Caritas Social Action Network hosted a major Catholic Conference on Human Trafficking and Modern Slavery on 15 October at CCLA in London.
The Conference, entitled In Plain Sight – Human Trafficking and Modern Day Slavery, created the opportunity for 76 representatives from across the Church in England and Wales to share and reflect on experience in this field and to prepare new approaches and responses to what Pope Francis has called, “a scourge which continues to cause untold human suffering.”
Cardinal Vincent Nichols joined experts in the field on providing a wide range of local services in policy for ethical investment and eradicating the phenomenon from supply chains, and discussions concluded with a call for new directions based on the good work of the Church.

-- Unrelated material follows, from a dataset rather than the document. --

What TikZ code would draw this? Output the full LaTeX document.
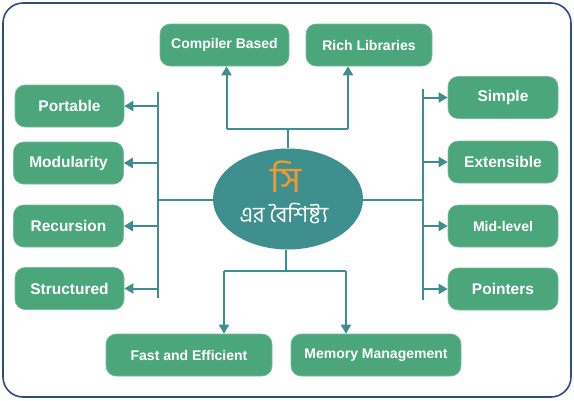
\documentclass[tikz,border=0pt]{standalone}
\usepackage{fontspec}
\setmainfont{Liberation Sans}
\newfontfamily\bnfont[Script=Bengali]{Hind Siliguri}
\usetikzlibrary{arrows.meta,shapes.geometric}
\definecolor{framecol}{HTML}{2B4C84}
\definecolor{boxgreen}{HTML}{4CA67C}
\definecolor{linecol}{HTML}{3D8E8E}
\definecolor{ellcol}{HTML}{3F8F8F}
\definecolor{orangecol}{HTML}{F29A2E}
\tikzset{
  featbox/.style={rectangle, rounded corners=10pt, fill=boxgreen, draw=boxgreen!75!white, line width=0.6pt, text=white, font=\bfseries, minimum height=42pt, inner sep=0pt},
  bigtxt/.style={font=\fontsize{15.5}{18}\selectfont\bfseries},
  smalltxt/.style={font=\fontsize{14}{16}\selectfont\bfseries},
  conn/.style={draw=linecol, line width=2pt},
  arr/.style={conn, -{Triangle[length=9pt,width=10pt]}}
}
\begin{document}
\begin{tikzpicture}[x=1pt,y=-1pt]
\useasboundingbox (0,0) rectangle (574,400);
\draw[framecol, line width=1.6pt, rounded corners=20pt] (3,3) rectangle (571,397);

% centre
\node[ellipse, fill=ellcol, minimum width=150pt, minimum height=101pt, inner sep=0pt] (ell) at (288,199) {};
\node[text=orangecol, font=\bnfont\fontsize{36}{40}\selectfont] (t1) at (286,177) {সি};
\node[text=white, font=\bnfont\fontsize{22}{26}\selectfont] (t2) at (284,214) {এর বৈশিষ্ট্য};

% top
\node[featbox, smalltxt, minimum width=129pt] (comp) at (224.5,45) {Compiler Based};
\node[featbox, smalltxt, minimum width=126pt] (rich) at (369,45) {Rich Libraries};
% left
\node[featbox, bigtxt, minimum width=109pt] (port) at (69.5,106) {Portable};
\node[featbox, bigtxt, minimum width=110pt] (modu) at (68.5,163) {Modularity};
\node[featbox, bigtxt, minimum width=110pt] (recu) at (68.5,226) {Recursion};
\node[featbox, bigtxt, minimum width=109pt] (stru) at (69.5,288.5) {Structured};
% right
\node[featbox, bigtxt, minimum width=110pt] (simp) at (503,97.5) {Simple};
\node[featbox, bigtxt, minimum width=110pt] (exte) at (503,162) {Extensible};
\node[featbox, smalltxt, minimum width=110pt] (midl) at (503,226) {Mid-level};
\node[featbox, bigtxt, minimum width=110pt] (poin) at (503,289) {Pointers};
% bottom
\node[featbox, smalltxt, minimum width=166pt] (fast) at (189,355) {Fast and Efficient};
\node[featbox, smalltxt, minimum width=170pt] (memo) at (376,355) {Memory Management};

% junction coordinates
\coordinate (ltop) at (158,92);
\coordinate (lbot) at (158,298);
\coordinate (lj) at (158,200);
\coordinate (rtop) at (423,89);
\coordinate (rbot) at (423,300);
\coordinate (rj) at (423,200);
\coordinate (tj) at (288,129);
\coordinate (tl) at (226.5,129);
\coordinate (tr) at (348,129);
\coordinate (bj) at (286,271);
\coordinate (bl) at (224,271);
\coordinate (br) at (346,271);

% left
\draw[conn] (ltop) -- (lbot);
\draw[conn] (ell.west |- lj) -- (lj);
\draw[arr] (ltop |- port.west) -- (port.east);
\draw[arr] (ltop |- modu.west) -- (modu.east);
\draw[arr] (ltop |- recu.west) -- (recu.east);
\draw[arr] (ltop |- stru.west) -- (stru.east);
% right
\draw[conn] (rtop) -- (rbot);
\draw[conn] (ell.east |- rj) -- (rj);
\draw[arr] (rtop |- simp.west) -- (simp.west);
\draw[arr] (rtop |- exte.west) -- (exte.west);
\draw[arr] (rtop |- midl.west) -- (midl.west);
\draw[arr] (rtop |- poin.west) -- (poin.west);
% top
\draw[conn] (ell.north) -- (tj);
\draw[conn] (tl) -- (tr);
\draw[arr] (tl) -- (tl |- comp.south);
\draw[arr] (tr) -- (tr |- rich.south);
% bottom
\draw[conn] (ell.south -| bj) -- (bj);
\draw[conn] (bl) -- (br);
\draw[arr] (bl) -- (bl |- fast.north);
\draw[arr] (br) -- (br |- memo.north);
\end{tikzpicture}
\end{document}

There were contributions from the Santa Marta Group, Caritas Salford (parish initiatives) and from The Medaille Trust, JRS UK, Caritas Westminster’s Bakhita House and women@thewell (national perspectives and victim support). Andrew Adams (CCLA) and Sion Hall (former Head of the East Lancashire Police Anti-Trafficking and Modern-Day Slavery Unit) addressed the issues or public engagement, partnership and eradication the phenomenon from supply chains & investments. The Arise Foundation spoke of the vital importance of partnership from the local to the international level, highlighting the enormous strengths the Church has to achieve this.
Cardinal Vincent Nichols thanked those who had made the Conference possible and said, “We need a detailed public account of the good work of the Catholic Church in this field and the agencies engaged in anti-trafficking need some clear and shared objectives.” He concluded by saying that the work of this conference was opening the door to the next phase.
The first UK Independent Anti-Slavery Commissioner, Kevin Hyland, now Senior Advisor to the Santa Marta Group of the Bishops Conference, spoke of the 150 million children in positions of exploitation worldwide today and how approximately 20,000 children die every year though slavery, yet little action is taken against organisations that exploit children. Kevin starkly remarked, “Globally, 99.98% of human trafficking goes without prosecution so why wouldn’t a criminal do it if they will get away with it?” Kevin called for action at all levels.
Dr Philip McCarthy, Chief Executive Officer at CSAN said, “Catholic Dioceses, agencies and Religious Communities have been working for years to address this. In the UK alone there are 140,000 people at any one time caught up in trafficking and modern-day slavery. The task is large but the links the Church has are extensive and will grow further to address this work.” We shared our collective experience and our ideas for how we can make lasting impacts from the national to the community level, in practice and in policy.
Mark Wiggin, Director of Caritas Salford, said, “A key element will be building partnership with agencies, local people and with others with and without a faith background. By engaging Catholics and others of good will to work together and with the help of the Holy Spirit, we will play our part in eradicating this scourge.”
CSAN were delighted to, once again, have the support as Conference sponsors and hosts of CCLA, which has £9 billion of assets under management. Its Ethical Investment Team has just launched a report on combating slavery in Ethical Investment and Andrew Adams said, “The inclusion of Human Trafficking and Modern Slavery in the products that are part of our everyday lives means that practically everything we purchase has a direct or indirect connection to slavery. At the same time, CCLA will be working with other investors to develop strategies to help companies keep their supply chains clean.”
The Pastoral Orientation on Human Trafficking, developed by the Vatican’s Dicastery for Promoting Integral Human Development, will be the basis for the future development of this work within the Church. The Conference agreed the key effective action that the Church can adopt to contribute to the eradication of this growing problem and will discuss how to bring this about in practice to move from the words of the Conference to action at all levels.